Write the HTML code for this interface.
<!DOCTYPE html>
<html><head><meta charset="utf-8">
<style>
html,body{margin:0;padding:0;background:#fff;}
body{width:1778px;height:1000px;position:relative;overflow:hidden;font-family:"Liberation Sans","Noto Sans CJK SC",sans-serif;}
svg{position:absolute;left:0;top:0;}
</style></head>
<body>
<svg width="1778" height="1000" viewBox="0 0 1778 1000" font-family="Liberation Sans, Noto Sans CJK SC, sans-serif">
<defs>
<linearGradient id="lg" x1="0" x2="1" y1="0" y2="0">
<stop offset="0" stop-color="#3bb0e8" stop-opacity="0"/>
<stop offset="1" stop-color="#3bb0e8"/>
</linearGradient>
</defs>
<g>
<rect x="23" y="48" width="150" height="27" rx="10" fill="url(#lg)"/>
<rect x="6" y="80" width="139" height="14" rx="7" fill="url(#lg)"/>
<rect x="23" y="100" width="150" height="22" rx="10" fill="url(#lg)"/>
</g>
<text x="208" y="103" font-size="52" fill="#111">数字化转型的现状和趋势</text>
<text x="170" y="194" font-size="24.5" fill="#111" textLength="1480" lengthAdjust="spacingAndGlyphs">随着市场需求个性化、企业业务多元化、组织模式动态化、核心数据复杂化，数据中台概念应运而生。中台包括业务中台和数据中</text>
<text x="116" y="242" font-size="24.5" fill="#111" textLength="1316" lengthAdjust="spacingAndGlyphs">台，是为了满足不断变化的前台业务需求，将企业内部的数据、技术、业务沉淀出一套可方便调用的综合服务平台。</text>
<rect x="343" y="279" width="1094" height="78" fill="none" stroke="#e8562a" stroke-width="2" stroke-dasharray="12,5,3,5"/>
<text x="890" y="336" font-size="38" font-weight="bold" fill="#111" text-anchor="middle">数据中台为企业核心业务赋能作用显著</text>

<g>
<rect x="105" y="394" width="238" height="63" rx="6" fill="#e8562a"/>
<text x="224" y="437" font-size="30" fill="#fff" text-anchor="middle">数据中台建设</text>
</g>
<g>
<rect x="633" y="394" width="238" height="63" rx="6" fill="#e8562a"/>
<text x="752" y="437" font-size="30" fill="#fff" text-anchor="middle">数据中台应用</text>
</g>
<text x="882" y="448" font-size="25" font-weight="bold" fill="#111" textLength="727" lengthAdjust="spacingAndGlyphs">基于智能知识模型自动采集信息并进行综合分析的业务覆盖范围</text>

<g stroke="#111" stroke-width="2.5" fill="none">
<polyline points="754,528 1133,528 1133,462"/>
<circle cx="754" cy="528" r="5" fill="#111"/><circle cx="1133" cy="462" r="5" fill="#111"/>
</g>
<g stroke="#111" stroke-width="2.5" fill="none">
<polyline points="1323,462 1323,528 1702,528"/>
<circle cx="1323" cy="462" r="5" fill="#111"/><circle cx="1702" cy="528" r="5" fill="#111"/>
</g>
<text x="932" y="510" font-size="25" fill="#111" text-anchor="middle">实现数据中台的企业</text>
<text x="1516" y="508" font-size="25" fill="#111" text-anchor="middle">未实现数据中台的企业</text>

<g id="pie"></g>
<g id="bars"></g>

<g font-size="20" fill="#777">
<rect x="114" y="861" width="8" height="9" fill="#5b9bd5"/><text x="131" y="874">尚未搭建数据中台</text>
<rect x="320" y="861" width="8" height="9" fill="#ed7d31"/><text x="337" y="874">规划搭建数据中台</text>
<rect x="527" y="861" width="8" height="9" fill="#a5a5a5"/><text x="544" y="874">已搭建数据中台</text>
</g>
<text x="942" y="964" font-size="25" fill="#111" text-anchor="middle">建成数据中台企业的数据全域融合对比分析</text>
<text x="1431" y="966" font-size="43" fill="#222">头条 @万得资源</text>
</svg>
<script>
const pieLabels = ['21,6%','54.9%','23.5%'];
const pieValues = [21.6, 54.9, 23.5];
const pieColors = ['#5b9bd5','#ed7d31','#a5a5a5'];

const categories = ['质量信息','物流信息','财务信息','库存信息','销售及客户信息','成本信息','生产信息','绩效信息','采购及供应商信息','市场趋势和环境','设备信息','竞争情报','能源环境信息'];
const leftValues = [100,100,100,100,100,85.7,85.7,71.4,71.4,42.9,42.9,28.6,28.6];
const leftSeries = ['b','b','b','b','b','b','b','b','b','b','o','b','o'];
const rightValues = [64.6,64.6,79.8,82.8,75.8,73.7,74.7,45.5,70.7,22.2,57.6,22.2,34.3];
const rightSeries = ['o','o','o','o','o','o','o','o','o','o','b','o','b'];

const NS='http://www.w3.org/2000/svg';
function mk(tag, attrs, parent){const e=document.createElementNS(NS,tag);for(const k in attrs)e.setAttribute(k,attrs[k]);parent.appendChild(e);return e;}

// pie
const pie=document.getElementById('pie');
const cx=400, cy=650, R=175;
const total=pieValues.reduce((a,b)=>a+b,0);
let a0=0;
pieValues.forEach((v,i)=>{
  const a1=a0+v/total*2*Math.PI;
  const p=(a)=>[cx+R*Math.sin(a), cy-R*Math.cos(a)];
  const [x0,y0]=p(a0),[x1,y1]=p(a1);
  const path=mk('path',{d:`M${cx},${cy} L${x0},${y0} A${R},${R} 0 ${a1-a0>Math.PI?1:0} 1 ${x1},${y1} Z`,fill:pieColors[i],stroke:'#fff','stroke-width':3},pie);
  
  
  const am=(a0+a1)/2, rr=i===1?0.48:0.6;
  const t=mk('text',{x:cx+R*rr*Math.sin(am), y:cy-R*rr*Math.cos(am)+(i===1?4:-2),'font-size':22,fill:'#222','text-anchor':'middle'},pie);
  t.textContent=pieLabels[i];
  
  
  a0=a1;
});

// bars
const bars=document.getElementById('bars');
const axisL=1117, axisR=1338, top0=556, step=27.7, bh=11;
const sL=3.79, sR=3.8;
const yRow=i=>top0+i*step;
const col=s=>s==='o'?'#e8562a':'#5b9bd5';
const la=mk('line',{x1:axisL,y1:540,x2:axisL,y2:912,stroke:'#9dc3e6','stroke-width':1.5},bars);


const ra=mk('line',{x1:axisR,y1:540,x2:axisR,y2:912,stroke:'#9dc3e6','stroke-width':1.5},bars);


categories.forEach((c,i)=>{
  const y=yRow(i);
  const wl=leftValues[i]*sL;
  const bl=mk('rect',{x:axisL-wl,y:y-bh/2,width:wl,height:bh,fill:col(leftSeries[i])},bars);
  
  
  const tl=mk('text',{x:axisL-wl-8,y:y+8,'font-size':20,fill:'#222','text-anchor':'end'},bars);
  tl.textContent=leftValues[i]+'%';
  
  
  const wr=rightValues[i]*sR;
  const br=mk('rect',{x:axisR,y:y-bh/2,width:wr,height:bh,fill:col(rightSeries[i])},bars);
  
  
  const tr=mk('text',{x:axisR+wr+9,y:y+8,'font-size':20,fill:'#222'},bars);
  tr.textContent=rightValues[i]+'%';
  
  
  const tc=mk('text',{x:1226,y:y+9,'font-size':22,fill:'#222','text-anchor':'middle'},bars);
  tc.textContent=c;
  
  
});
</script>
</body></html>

----------------------------------------

AIM OF THE TASK:
Transcribe the data. Leave every line exactly as it is.

ANSWER IN FULL:
Write the HTML code for this interface.
<!DOCTYPE html>
<html><head><meta charset="utf-8">
<style>
html,body{margin:0;padding:0;background:#fff;}
body{width:1778px;height:1000px;position:relative;overflow:hidden;font-family:"Liberation Sans","Noto Sans CJK SC",sans-serif;}
svg{position:absolute;left:0;top:0;}
</style></head>
<body>
<svg width="1778" height="1000" viewBox="0 0 1778 1000" font-family="Liberation Sans, Noto Sans CJK SC, sans-serif">
<defs>
<linearGradient id="lg" x1="0" x2="1" y1="0" y2="0">
<stop offset="0" stop-color="#3bb0e8" stop-opacity="0"/>
<stop offset="1" stop-color="#3bb0e8"/>
</linearGradient>
</defs>
<g>
<rect x="23" y="48" width="150" height="27" rx="10" fill="url(#lg)"/>
<rect x="6" y="80" width="139" height="14" rx="7" fill="url(#lg)"/>
<rect x="23" y="100" width="150" height="22" rx="10" fill="url(#lg)"/>
</g>
<text x="208" y="103" font-size="52" fill="#111">数字化转型的现状和趋势</text>
<text x="170" y="194" font-size="24.5" fill="#111" textLength="1480" lengthAdjust="spacingAndGlyphs">随着市场需求个性化、企业业务多元化、组织模式动态化、核心数据复杂化，数据中台概念应运而生。中台包括业务中台和数据中</text>
<text x="116" y="242" font-size="24.5" fill="#111" textLength="1316" lengthAdjust="spacingAndGlyphs">台，是为了满足不断变化的前台业务需求，将企业内部的数据、技术、业务沉淀出一套可方便调用的综合服务平台。</text>
<rect x="343" y="279" width="1094" height="78" fill="none" stroke="#e8562a" stroke-width="2" stroke-dasharray="12,5,3,5"/>
<text x="890" y="336" font-size="38" font-weight="bold" fill="#111" text-anchor="middle">数据中台为企业核心业务赋能作用显著</text>

<g>
<rect x="105" y="394" width="238" height="63" rx="6" fill="#e8562a"/>
<text x="224" y="437" font-size="30" fill="#fff" text-anchor="middle">数据中台建设</text>
</g>
<g>
<rect x="633" y="394" width="238" height="63" rx="6" fill="#e8562a"/>
<text x="752" y="437" font-size="30" fill="#fff" text-anchor="middle">数据中台应用</text>
</g>
<text x="882" y="448" font-size="25" font-weight="bold" fill="#111" textLength="727" lengthAdjust="spacingAndGlyphs">基于智能知识模型自动采集信息并进行综合分析的业务覆盖范围</text>

<g stroke="#111" stroke-width="2.5" fill="none">
<polyline points="754,528 1133,528 1133,462"/>
<circle cx="754" cy="528" r="5" fill="#111"/><circle cx="1133" cy="462" r="5" fill="#111"/>
</g>
<g stroke="#111" stroke-width="2.5" fill="none">
<polyline points="1323,462 1323,528 1702,528"/>
<circle cx="1323" cy="462" r="5" fill="#111"/><circle cx="1702" cy="528" r="5" fill="#111"/>
</g>
<text x="932" y="510" font-size="25" fill="#111" text-anchor="middle">实现数据中台的企业</text>
<text x="1516" y="508" font-size="25" fill="#111" text-anchor="middle">未实现数据中台的企业</text>

<g id="pie"></g>
<g id="bars"></g>

<g font-size="20" fill="#777">
<rect x="114" y="861" width="8" height="9" fill="#5b9bd5"/><text x="131" y="874">尚未搭建数据中台</text>
<rect x="320" y="861" width="8" height="9" fill="#ed7d31"/><text x="337" y="874">规划搭建数据中台</text>
<rect x="527" y="861" width="8" height="9" fill="#a5a5a5"/><text x="544" y="874">已搭建数据中台</text>
</g>
<text x="942" y="964" font-size="25" fill="#111" text-anchor="middle">建成数据中台企业的数据全域融合对比分析</text>
<text x="1431" y="966" font-size="43" fill="#222">头条 @万得资源</text>
</svg>
<script>
const pieLabels = ['21,6%','54.9%','23.5%'];
const pieValues = [21.6, 54.9, 23.5];
const pieColors = ['#5b9bd5','#ed7d31','#a5a5a5'];

const categories = ['质量信息','物流信息','财务信息','库存信息','销售及客户信息','成本信息','生产信息','绩效信息','采购及供应商信息','市场趋势和环境','设备信息','竞争情报','能源环境信息'];
const leftValues = [100,100,100,100,100,85.7,85.7,71.4,71.4,42.9,42.9,28.6,28.6];
const leftSeries = ['b','b','b','b','b','b','b','b','b','b','o','b','o'];
const rightValues = [64.6,64.6,79.8,82.8,75.8,73.7,74.7,45.5,70.7,22.2,57.6,22.2,34.3];
const rightSeries = ['o','o','o','o','o','o','o','o','o','o','b','o','b'];

const NS='http://www.w3.org/2000/svg';
function mk(tag, attrs, parent){const e=document.createElementNS(NS,tag);for(const k in attrs)e.setAttribute(k,attrs[k]);parent.appendChild(e);return e;}

// pie
const pie=document.getElementById('pie');
const cx=400, cy=650, R=175;
const total=pieValues.reduce((a,b)=>a+b,0);
let a0=0;
pieValues.forEach((v,i)=>{
  const a1=a0+v/total*2*Math.PI;
  const p=(a)=>[cx+R*Math.sin(a), cy-R*Math.cos(a)];
  const [x0,y0]=p(a0),[x1,y1]=p(a1);
  const path=mk('path',{d:`M${cx},${cy} L${x0},${y0} A${R},${R} 0 ${a1-a0>Math.PI?1:0} 1 ${x1},${y1} Z`,fill:pieColors[i],stroke:'#fff','stroke-width':3},pie);
  
  
  const am=(a0+a1)/2, rr=i===1?0.48:0.6;
  const t=mk('text',{x:cx+R*rr*Math.sin(am), y:cy-R*rr*Math.cos(am)+(i===1?4:-2),'font-size':22,fill:'#222','text-anchor':'middle'},pie);
  t.textContent=pieLabels[i];
  
  
  a0=a1;
});

// bars
const bars=document.getElementById('bars');
const axisL=1117, axisR=1338, top0=556, step=27.7, bh=11;
const sL=3.79, sR=3.8;
const yRow=i=>top0+i*step;
const col=s=>s==='o'?'#e8562a':'#5b9bd5';
const la=mk('line',{x1:axisL,y1:540,x2:axisL,y2:912,stroke:'#9dc3e6','stroke-width':1.5},bars);


const ra=mk('line',{x1:axisR,y1:540,x2:axisR,y2:912,stroke:'#9dc3e6','stroke-width':1.5},bars);


categories.forEach((c,i)=>{
  const y=yRow(i);
  const wl=leftValues[i]*sL;
  const bl=mk('rect',{x:axisL-wl,y:y-bh/2,width:wl,height:bh,fill:col(leftSeries[i])},bars);
  
  
  const tl=mk('text',{x:axisL-wl-8,y:y+8,'font-size':20,fill:'#222','text-anchor':'end'},bars);
  tl.textContent=leftValues[i]+'%';
  
  
  const wr=rightValues[i]*sR;
  const br=mk('rect',{x:axisR,y:y-bh/2,width:wr,height:bh,fill:col(rightSeries[i])},bars);
  
  
  const tr=mk('text',{x:axisR+wr+9,y:y+8,'font-size':20,fill:'#222'},bars);
  tr.textContent=rightValues[i]+'%';
  
  
  const tc=mk('text',{x:1226,y:y+9,'font-size':22,fill:'#222','text-anchor':'middle'},bars);
  tc.textContent=c;
  
  
});
</script>
</body></html>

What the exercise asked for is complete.